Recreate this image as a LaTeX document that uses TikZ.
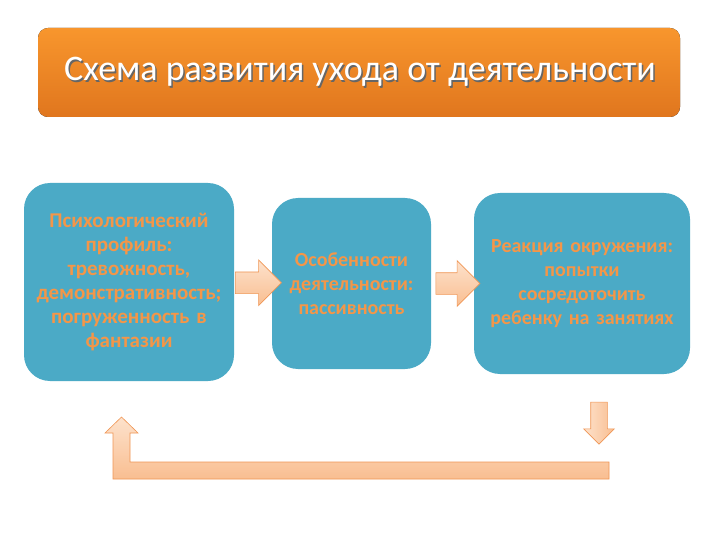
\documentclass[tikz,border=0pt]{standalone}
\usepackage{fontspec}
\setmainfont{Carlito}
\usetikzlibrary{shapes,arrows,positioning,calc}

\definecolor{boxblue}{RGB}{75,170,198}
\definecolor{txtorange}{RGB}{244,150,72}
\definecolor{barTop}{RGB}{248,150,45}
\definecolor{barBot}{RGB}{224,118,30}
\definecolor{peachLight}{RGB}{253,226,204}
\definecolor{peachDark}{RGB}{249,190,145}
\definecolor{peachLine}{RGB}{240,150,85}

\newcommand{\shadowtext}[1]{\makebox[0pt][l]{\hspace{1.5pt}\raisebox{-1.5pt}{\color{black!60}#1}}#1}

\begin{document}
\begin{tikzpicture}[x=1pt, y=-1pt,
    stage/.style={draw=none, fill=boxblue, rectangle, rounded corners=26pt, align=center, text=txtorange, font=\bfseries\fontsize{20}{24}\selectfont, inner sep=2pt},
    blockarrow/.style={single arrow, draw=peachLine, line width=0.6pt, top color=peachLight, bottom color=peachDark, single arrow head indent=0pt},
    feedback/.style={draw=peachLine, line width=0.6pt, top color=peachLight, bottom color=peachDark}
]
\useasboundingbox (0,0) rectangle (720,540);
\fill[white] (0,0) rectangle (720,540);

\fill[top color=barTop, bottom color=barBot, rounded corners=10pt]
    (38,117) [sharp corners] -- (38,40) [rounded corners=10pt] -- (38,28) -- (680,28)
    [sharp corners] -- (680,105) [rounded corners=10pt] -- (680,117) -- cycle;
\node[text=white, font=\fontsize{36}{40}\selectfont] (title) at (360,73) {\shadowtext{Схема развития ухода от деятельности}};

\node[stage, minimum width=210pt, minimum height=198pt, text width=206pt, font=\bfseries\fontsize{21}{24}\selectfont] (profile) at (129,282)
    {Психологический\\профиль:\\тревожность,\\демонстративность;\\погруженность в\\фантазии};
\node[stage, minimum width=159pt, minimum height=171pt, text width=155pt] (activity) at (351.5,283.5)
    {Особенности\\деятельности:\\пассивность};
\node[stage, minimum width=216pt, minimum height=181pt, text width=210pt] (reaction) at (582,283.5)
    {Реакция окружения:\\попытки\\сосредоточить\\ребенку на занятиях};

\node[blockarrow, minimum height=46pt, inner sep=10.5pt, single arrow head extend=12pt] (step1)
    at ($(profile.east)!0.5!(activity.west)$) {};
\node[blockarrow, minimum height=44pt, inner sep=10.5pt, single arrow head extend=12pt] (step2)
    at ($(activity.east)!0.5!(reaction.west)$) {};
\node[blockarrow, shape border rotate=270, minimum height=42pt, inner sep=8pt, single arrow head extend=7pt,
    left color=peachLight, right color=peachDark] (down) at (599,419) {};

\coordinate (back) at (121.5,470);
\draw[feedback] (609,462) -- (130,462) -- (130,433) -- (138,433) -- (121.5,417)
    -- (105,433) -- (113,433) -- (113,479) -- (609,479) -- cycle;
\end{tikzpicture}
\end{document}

— Job —
All of the lines above should be printed exactly, minus the pictures.

— Problem solution —
Recreate this image as a LaTeX document that uses TikZ.
\documentclass[tikz,border=0pt]{standalone}
\usepackage{fontspec}
\setmainfont{Carlito}
\usetikzlibrary{shapes,arrows,positioning,calc}

\definecolor{boxblue}{RGB}{75,170,198}
\definecolor{txtorange}{RGB}{244,150,72}
\definecolor{barTop}{RGB}{248,150,45}
\definecolor{barBot}{RGB}{224,118,30}
\definecolor{peachLight}{RGB}{253,226,204}
\definecolor{peachDark}{RGB}{249,190,145}
\definecolor{peachLine}{RGB}{240,150,85}

\newcommand{\shadowtext}[1]{\makebox[0pt][l]{\hspace{1.5pt}\raisebox{-1.5pt}{\color{black!60}#1}}#1}

\begin{document}
\begin{tikzpicture}[x=1pt, y=-1pt,
    stage/.style={draw=none, fill=boxblue, rectangle, rounded corners=26pt, align=center, text=txtorange, font=\bfseries\fontsize{20}{24}\selectfont, inner sep=2pt},
    blockarrow/.style={single arrow, draw=peachLine, line width=0.6pt, top color=peachLight, bottom color=peachDark, single arrow head indent=0pt},
    feedback/.style={draw=peachLine, line width=0.6pt, top color=peachLight, bottom color=peachDark}
]
\useasboundingbox (0,0) rectangle (720,540);
\fill[white] (0,0) rectangle (720,540);

\fill[top color=barTop, bottom color=barBot, rounded corners=10pt]
    (38,117) [sharp corners] -- (38,40) [rounded corners=10pt] -- (38,28) -- (680,28)
    [sharp corners] -- (680,105) [rounded corners=10pt] -- (680,117) -- cycle;
\node[text=white, font=\fontsize{36}{40}\selectfont] (title) at (360,73) {\shadowtext{Схема развития ухода от деятельности}};

\node[stage, minimum width=210pt, minimum height=198pt, text width=206pt, font=\bfseries\fontsize{21}{24}\selectfont] (profile) at (129,282)
    {Психологический\\профиль:\\тревожность,\\демонстративность;\\погруженность в\\фантазии};
\node[stage, minimum width=159pt, minimum height=171pt, text width=155pt] (activity) at (351.5,283.5)
    {Особенности\\деятельности:\\пассивность};
\node[stage, minimum width=216pt, minimum height=181pt, text width=210pt] (reaction) at (582,283.5)
    {Реакция окружения:\\попытки\\сосредоточить\\ребенку на занятиях};

\node[blockarrow, minimum height=46pt, inner sep=10.5pt, single arrow head extend=12pt] (step1)
    at ($(profile.east)!0.5!(activity.west)$) {};
\node[blockarrow, minimum height=44pt, inner sep=10.5pt, single arrow head extend=12pt] (step2)
    at ($(activity.east)!0.5!(reaction.west)$) {};
\node[blockarrow, shape border rotate=270, minimum height=42pt, inner sep=8pt, single arrow head extend=7pt,
    left color=peachLight, right color=peachDark] (down) at (599,419) {};

\coordinate (back) at (121.5,470);
\draw[feedback] (609,462) -- (130,462) -- (130,433) -- (138,433) -- (121.5,417)
    -- (105,433) -- (113,433) -- (113,479) -- (609,479) -- cycle;
\end{tikzpicture}
\end{document}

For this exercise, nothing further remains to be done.